On the other hand, she points out that not all antiques are created equal, and as the market fluctuates, prices vary. Today, she notes that the class of antiques known as “brown wood” is less in demand and therefore generally less expensive.
“A good 19th century armoire can be purchased for under $1,000,” she said.
Pieces that consistently command more interest such as a marble top console or a classic Louis Philippe chest of drawers cost a bit more but maintain their value longer than new furnishings.
Thomas advises following inspirational online magazines and pinterest and studying the work of a famous designer whose work you like to learn what appeals to you. She also recommends finding a reputable antiques dealer willing to share their knowledge. If an antique speaks to you, look at the back, the drawer linings, the hardware, and the top to see if they are original or have been changed over time (the more original, the higher the value). As for working antiques into your interior design with a distinctive flair, she recommends “looking for extremes”.
“If you begin with a very simple Restoration Hardware sofa, it’s exciting to pull in an Italian gilded Rococo mirror,” she said. “That just sings.”
- Build a relationship with a dealer you trust.
- Learn what works. For example, antiques with simple lines work well with contemporary and modern designs.

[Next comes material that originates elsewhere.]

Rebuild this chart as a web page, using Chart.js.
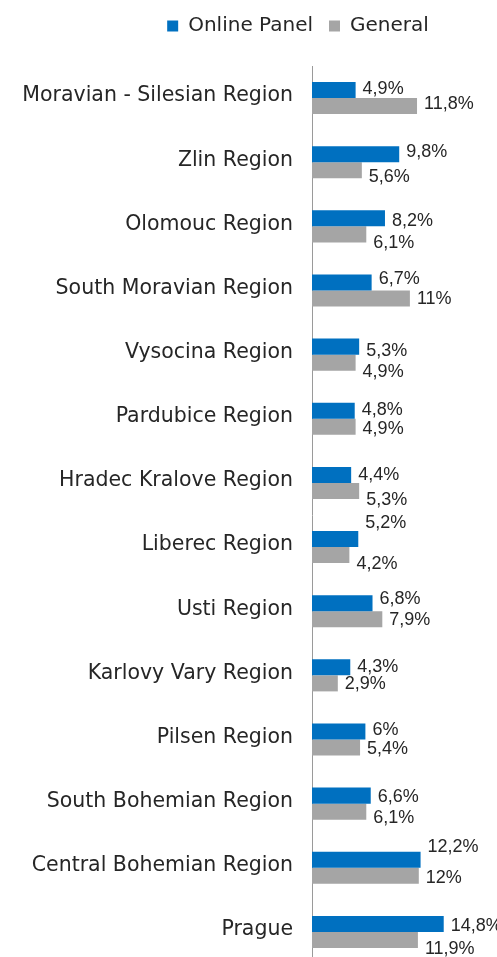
<!DOCTYPE html>
<html>
<head>
<meta charset="utf-8">
<script src="https://cdn.jsdelivr.net/npm/chart.js@4.4.1/dist/chart.umd.min.js"></script>
<style>
  html, body { margin: 0; padding: 0; background: #fff; overflow: hidden; }
  #wrap { width: 497px; height: 957px; overflow: hidden; }
</style>
</head>
<body>
<div id="wrap"><canvas id="chart" width="497" height="964"></canvas></div>
<script>
// regions, top to bottom
var regions = ['Moravian - Silesian Region', 'Zlin Region', 'Olomouc Region', 'South Moravian Region',
  'Vysocina Region', 'Pardubice Region', 'Hradec Kralove Region', 'Liberec Region', 'Usti Region',
  'Karlovy Vary Region', 'Pilsen Region', 'South Bohemian Region', 'Central Bohemian Region', 'Prague'];
var onlinePanel = [4.9, 9.8, 8.2, 6.7, 5.3, 4.8, 4.4, 5.2, 6.8, 4.3, 6, 6.6, 12.2, 14.8];
var general = [11.8, 5.6, 6.1, 11, 4.9, 4.9, 5.3, 4.2, 7.9, 2.9, 5.4, 6.1, 12, 11.9];

// small vertical nudges of the value labels (as placed in the original)
var onlineLabelShift = [-1, -2, 3, -3, 4, -1, 0, -16, -4, 0, -1, 1, -13, 2];
var generalLabelShift = [-2, 7, 9, 1, 9, 2, 9, 9, 1, 1, 2, 6, 2, 9];

var textColor = '#262626';

// value labels at the bar ends, e.g. "4,9%"
var valueLabels = {
  id: 'valueLabels',
  afterDatasetsDraw: function (chart) {
    var ctx = chart.ctx;
    ctx.save();
    ctx.font = '18px "Liberation Sans", Arial, sans-serif';
    ctx.fillStyle = textColor;
    ctx.textAlign = 'left';
    ctx.textBaseline = 'middle';
    chart.data.datasets.forEach(function (ds, i) {
      var meta = chart.getDatasetMeta(i);
      var shifts = i === 0 ? onlineLabelShift : generalLabelShift;
      meta.data.forEach(function (bar, j) {
        var txt = String(ds.data[j]).replace('.', ',') + '%';
        ctx.fillText(txt, bar.x + 7, bar.y + shifts[j]);
      });
    });
    ctx.restore();
  }
};

// legend: more room below it, and moved right like in the original
var legendPlace = {
  id: 'legendPlace',
  afterInit: function (chart) {
    var fit = chart.legend.fit;
    chart.legend.fit = function () {
      fit.call(this);
      this.height += 20;
    };
  },
  afterLayout: function (chart) {
    chart.legend.left += 53;
    chart.legend.right += 53;
  }
};

new Chart(document.getElementById('chart'), {
  type: 'bar',
  data: {
    labels: regions,
    datasets: [{
      label: 'Online Panel',
      data: onlinePanel,
      backgroundColor: '#0070C0',
      categoryPercentage: 0.5,
      barPercentage: 1.0
    }, {
      label: 'General',
      data: general,
      backgroundColor: '#A5A5A5',
      categoryPercentage: 0.5,
      barPercentage: 1.0
    }]
  },
  options: {
    indexAxis: 'y',
    responsive: false,
    animation: false,
    layout: { padding: { left: 0, right: 7, top: 0, bottom: 0 } },
    plugins: {
      legend: {
        position: 'top',
        labels: {
          boxWidth: 11,
          boxHeight: 11,
          padding: 16,
          color: textColor,
          font: { family: '"DejaVu Sans", Verdana, sans-serif', size: 20 }
        }
      },
      tooltip: { enabled: false }
    },
    scales: {
      x: {
        display: false,
        min: 0,
        max: 20
      },
      y: {
        afterFit: function (scale) {
          scale.width = 312;
          scale.paddingTop = 0;
          scale.paddingBottom = 0;
        },
        grid: { display: false, drawTicks: false },
        border: { display: true, color: '#9a9a9a', width: 1 },
        ticks: {
          padding: 19,
          labelOffset: -2,
          color: textColor,
          autoSkip: false,
          font: { family: '"DejaVu Sans", Verdana, sans-serif', size: 20.5 }
        }
      }
    }
  },
  plugins: [valueLabels, legendPlace]
});
</script>
</body>
</html>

- At the same time, don’t be afraid to “make it your own”. For example, a piece can be modified for a television or bar, or a huge armoire can be worked into a new build or renovation in place of linen cabinets.
About the Expert
In the antiques business for 25 years, New Orleans native Sarah Thomas loves to forage for beautiful pieces that are well-designed and executed. She deals mostly in Continental antiques, is especially fond of transitional pieces that combine elements of the Rococo and Neoclassical periods, and at the moment is a fan of “clubby” designs from the Victorian era.